Alabama’s undertaking of this issue was unique. This year, the Alabama District Attorneys Association and other law enforcement groups helped craft a publicly searchable civil asset forfeiture database as part of the Alabama Forfeiture Accountability System. This database will be a voluntary reporting initiative that contains detailed information to guide lawmakers as they review the seizures and forfeitures conducted by law enforcement agencies. All the information will include references to the underlying criminal activity, cases, location data, description of the property seized, whether the property owners were represented by an attorney, and the final disposition of the case and property. This extra-legislative action to make the asset forfeiture process more transparent was the result of collaboration between State Representative Arnold Mooney and a number of state law enforcement groups.

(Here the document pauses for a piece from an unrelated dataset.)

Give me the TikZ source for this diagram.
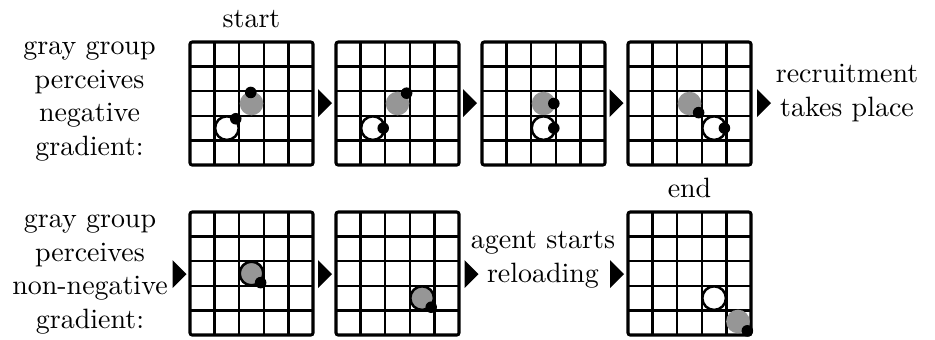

Over the last three years, Idaho, Illinois, Maryland, Mississippi, and New Hampshire have made their asset forfeiture processes more open and transparent. The trend has certainly continued in 2019 and will likely continue to do so in subsequent years.

Improving the Status Quo

Since 2014, more than 29 states have enacted laws limiting asset forfeiture or making the civil asset forfeiture process more transparent. Many of these states based their reform efforts on the ALEC models Reporting of Seizure and Forfeiture Act and the Asset Forfeiture Process and Private Property Protection Act. These policies outline how states can better protect individual private property rights.

If the last few years are any indication, states will likely continue to examine their laws on asset forfeiture and make improvements to this area of their justice system. These improvements could involve making the process more transparent, limiting circumvention of private property protections, or abolishing civil asset forfeiture. This is especially true as states seek to emulate the successes of several of their counterparts that have enacted changes to their asset forfeiture laws.